**THE TASK**
The copy must start at the line that contains "Give me the Chart.js source for this chart." and finish at the line that contains "for (let y = 1940;", reproducing each line exactly. Any picture in that span is omitted.

**STORED RECORDS**
▬▬▬▬▬▬

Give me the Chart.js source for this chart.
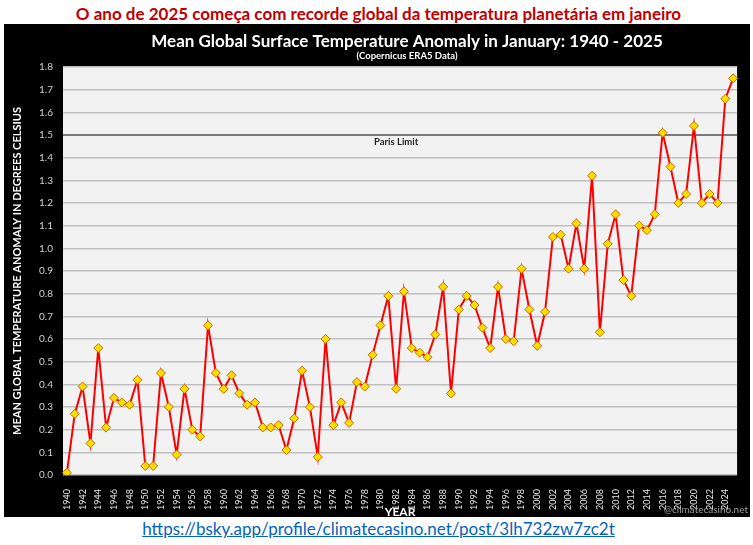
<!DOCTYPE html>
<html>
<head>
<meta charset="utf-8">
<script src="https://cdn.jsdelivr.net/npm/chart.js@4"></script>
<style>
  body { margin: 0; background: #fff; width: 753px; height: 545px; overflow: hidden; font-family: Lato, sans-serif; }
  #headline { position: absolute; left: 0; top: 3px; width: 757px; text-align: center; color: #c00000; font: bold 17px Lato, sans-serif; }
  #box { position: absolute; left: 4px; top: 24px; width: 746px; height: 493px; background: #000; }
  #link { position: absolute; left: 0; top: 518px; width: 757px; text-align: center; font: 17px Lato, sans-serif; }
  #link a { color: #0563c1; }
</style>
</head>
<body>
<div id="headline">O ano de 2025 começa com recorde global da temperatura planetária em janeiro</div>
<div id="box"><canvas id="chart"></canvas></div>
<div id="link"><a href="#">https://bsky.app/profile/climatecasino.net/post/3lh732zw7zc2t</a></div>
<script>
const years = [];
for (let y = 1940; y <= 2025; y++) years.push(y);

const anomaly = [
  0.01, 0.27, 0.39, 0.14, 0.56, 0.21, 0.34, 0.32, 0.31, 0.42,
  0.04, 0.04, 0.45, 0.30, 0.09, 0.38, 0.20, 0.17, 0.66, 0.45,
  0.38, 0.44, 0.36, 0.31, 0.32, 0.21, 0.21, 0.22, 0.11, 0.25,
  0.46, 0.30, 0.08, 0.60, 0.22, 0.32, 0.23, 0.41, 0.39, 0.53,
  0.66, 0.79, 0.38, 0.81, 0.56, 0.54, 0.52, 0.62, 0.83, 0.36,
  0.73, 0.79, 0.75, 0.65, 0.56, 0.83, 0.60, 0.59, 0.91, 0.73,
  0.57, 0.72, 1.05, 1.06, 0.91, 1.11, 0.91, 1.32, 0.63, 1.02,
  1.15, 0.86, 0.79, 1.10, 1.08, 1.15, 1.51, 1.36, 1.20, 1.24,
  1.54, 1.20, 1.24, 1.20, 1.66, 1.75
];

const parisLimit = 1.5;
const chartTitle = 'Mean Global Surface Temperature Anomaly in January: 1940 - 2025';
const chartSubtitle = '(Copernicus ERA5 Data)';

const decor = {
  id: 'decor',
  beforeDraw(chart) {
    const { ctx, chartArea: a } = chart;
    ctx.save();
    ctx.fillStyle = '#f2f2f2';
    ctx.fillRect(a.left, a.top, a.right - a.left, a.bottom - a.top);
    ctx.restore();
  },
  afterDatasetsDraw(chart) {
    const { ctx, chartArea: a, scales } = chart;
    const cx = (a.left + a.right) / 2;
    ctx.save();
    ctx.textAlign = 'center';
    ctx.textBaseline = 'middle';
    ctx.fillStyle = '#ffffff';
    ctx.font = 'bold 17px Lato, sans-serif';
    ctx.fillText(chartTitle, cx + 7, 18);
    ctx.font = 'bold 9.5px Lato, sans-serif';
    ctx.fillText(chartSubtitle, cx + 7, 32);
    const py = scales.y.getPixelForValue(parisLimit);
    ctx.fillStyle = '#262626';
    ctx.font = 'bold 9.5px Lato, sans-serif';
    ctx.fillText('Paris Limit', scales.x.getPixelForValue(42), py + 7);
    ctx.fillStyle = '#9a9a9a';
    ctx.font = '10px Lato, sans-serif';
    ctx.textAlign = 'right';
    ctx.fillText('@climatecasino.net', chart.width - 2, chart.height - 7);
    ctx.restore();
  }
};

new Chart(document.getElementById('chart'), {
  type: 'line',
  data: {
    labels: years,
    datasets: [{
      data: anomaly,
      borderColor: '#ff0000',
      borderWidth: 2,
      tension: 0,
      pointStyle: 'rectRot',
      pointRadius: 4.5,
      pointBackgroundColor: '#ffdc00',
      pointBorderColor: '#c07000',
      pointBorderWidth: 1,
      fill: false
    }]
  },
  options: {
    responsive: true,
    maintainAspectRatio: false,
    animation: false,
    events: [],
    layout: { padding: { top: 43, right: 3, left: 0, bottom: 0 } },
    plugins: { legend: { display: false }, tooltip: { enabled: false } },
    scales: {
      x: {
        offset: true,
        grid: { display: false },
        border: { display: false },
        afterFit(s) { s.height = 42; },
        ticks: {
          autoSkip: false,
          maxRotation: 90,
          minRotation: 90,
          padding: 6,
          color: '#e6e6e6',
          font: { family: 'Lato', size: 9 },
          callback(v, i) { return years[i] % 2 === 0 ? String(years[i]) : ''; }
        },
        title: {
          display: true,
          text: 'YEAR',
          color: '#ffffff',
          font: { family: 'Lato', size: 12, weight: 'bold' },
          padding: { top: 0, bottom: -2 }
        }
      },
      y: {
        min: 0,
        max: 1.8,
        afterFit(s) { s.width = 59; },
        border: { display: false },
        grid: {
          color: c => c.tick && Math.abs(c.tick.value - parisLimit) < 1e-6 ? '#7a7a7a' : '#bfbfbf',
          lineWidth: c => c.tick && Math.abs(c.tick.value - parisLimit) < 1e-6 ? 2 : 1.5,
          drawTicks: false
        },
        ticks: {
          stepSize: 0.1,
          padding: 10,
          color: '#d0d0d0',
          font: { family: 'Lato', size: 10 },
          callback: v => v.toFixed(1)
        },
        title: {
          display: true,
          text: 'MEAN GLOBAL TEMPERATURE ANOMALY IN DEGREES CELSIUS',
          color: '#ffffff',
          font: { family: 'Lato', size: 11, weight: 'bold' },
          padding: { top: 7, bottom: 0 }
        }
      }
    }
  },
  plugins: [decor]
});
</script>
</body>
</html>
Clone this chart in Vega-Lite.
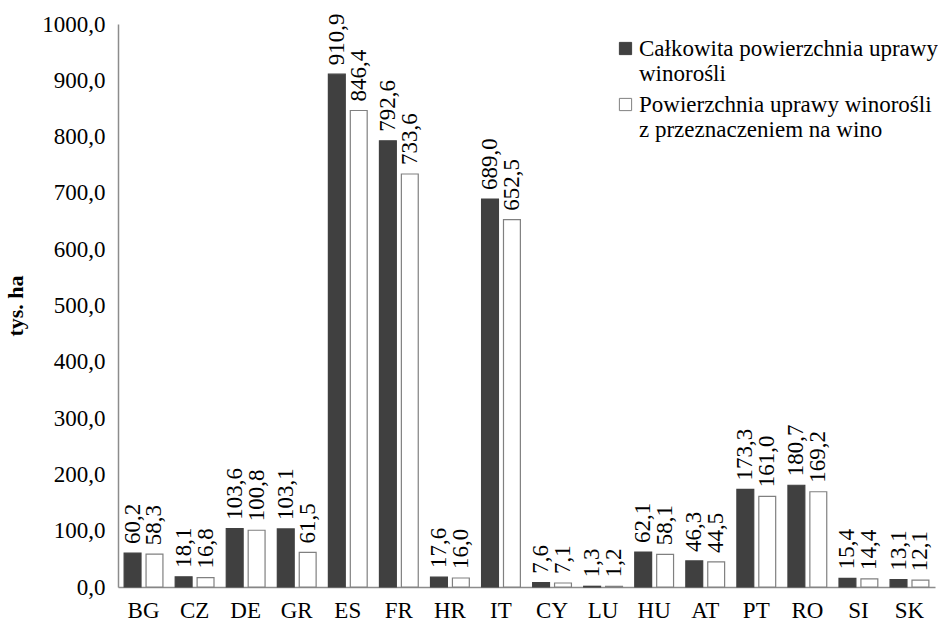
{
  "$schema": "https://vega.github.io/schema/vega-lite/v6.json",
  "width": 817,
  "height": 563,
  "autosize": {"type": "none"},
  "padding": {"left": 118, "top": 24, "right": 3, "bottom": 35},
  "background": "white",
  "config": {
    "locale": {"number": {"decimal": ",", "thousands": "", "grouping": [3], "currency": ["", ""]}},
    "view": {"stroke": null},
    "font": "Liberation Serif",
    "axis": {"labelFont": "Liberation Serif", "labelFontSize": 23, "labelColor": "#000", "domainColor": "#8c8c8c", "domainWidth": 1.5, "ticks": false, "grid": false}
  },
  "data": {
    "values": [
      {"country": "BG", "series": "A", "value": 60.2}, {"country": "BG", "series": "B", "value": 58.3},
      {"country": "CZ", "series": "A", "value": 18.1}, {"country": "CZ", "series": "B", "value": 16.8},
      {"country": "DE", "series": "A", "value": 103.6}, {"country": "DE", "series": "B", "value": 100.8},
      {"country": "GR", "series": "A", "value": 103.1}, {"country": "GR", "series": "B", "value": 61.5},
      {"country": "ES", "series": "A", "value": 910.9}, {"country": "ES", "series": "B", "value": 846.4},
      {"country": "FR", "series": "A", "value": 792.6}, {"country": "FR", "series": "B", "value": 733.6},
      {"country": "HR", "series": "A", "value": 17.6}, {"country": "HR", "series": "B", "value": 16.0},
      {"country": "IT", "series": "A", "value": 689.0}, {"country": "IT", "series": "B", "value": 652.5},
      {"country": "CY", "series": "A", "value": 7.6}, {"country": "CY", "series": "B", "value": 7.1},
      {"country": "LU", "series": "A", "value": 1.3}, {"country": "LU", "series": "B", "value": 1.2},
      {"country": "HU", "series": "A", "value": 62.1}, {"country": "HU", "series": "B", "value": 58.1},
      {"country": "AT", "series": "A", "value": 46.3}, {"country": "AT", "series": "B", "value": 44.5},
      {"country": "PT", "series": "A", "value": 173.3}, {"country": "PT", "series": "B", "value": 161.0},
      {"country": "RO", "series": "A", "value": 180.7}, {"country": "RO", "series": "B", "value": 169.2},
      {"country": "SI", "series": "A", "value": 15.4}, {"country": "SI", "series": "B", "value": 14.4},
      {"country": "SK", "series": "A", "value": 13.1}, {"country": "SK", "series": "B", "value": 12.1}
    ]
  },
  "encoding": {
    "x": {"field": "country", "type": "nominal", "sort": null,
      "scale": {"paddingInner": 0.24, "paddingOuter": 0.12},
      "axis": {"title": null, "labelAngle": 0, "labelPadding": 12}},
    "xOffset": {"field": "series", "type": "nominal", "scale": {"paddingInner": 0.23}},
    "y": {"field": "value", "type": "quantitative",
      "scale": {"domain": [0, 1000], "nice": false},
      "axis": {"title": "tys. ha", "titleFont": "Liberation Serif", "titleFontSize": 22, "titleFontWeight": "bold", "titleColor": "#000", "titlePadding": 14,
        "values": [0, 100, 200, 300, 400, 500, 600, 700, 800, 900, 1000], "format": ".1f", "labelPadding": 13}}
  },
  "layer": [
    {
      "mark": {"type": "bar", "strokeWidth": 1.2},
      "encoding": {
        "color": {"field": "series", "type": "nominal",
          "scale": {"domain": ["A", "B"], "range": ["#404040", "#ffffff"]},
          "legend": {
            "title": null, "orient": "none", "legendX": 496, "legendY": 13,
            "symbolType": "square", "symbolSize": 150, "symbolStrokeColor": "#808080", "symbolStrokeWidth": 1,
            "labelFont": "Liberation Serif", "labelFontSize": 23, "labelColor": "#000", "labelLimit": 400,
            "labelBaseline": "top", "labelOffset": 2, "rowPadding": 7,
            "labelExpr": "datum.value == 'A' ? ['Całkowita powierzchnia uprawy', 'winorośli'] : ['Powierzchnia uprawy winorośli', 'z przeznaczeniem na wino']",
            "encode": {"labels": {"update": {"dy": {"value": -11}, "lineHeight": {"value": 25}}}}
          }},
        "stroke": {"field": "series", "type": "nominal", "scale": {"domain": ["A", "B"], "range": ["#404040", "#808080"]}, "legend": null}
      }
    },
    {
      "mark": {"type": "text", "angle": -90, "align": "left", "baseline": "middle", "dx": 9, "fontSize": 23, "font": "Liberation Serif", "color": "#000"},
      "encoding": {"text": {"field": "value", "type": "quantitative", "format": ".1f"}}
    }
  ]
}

▬▬▬▬▬▬

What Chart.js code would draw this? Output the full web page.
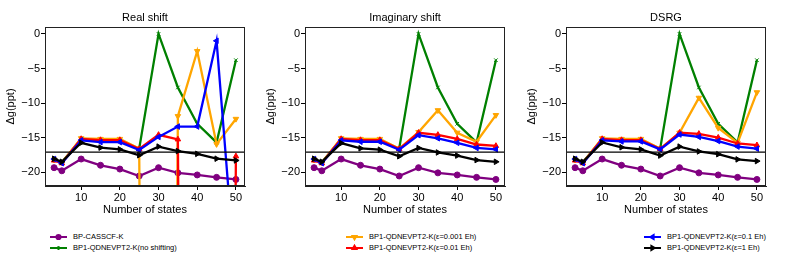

▬▬▬▬▬▬

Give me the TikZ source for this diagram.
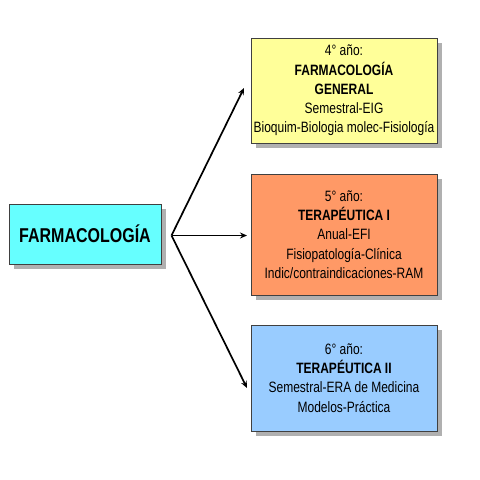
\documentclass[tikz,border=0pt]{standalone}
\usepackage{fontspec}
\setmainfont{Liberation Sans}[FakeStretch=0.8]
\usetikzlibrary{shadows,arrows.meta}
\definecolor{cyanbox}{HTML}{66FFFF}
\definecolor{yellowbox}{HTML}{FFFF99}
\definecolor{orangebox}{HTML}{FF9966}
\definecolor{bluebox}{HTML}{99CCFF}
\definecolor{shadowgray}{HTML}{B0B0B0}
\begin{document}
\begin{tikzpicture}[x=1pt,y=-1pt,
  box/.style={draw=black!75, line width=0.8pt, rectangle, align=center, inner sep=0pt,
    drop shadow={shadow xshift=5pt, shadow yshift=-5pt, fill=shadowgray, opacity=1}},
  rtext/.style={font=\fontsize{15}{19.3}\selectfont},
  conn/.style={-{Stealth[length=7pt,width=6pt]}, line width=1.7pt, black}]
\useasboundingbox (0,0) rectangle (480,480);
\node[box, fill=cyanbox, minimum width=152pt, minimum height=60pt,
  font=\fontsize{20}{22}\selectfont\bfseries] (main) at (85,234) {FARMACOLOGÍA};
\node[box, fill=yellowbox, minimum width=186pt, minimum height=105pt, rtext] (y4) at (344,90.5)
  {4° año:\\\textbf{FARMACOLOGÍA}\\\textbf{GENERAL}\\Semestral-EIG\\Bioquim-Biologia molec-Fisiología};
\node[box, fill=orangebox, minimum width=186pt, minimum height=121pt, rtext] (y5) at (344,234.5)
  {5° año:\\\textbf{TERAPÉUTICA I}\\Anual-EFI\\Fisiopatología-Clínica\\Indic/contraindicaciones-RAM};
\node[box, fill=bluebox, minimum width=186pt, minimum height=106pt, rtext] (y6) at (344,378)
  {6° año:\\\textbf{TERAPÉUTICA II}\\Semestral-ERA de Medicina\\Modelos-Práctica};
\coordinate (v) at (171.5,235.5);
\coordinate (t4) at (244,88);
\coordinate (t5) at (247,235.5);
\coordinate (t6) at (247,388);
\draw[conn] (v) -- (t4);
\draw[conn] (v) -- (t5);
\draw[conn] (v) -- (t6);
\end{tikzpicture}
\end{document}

▬▬▬▬▬▬

**RESULT BELOW**
Give me the Chart.js source for this chart.
<!DOCTYPE html>
<html>
<head>
<meta charset="utf-8">
<script src="https://cdn.jsdelivr.net/npm/chart.js@4"></script>
<style>
  body { margin: 0; background: #fff; width: 753px; height: 545px; overflow: hidden; font-family: Lato, sans-serif; }
  #headline { position: absolute; left: 0; top: 3px; width: 757px; text-align: center; color: #c00000; font: bold 17px Lato, sans-serif; }
  #box { position: absolute; left: 4px; top: 24px; width: 746px; height: 493px; background: #000; }
  #link { position: absolute; left: 0; top: 518px; width: 757px; text-align: center; font: 17px Lato, sans-serif; }
  #link a { color: #0563c1; }
</style>
</head>
<body>
<div id="headline">O ano de 2025 começa com recorde global da temperatura planetária em janeiro</div>
<div id="box"><canvas id="chart"></canvas></div>
<div id="link"><a href="#">https://bsky.app/profile/climatecasino.net/post/3lh732zw7zc2t</a></div>
<script>
const years = [];
for (let y = 1940; y <= 2025; y++) years.push(y);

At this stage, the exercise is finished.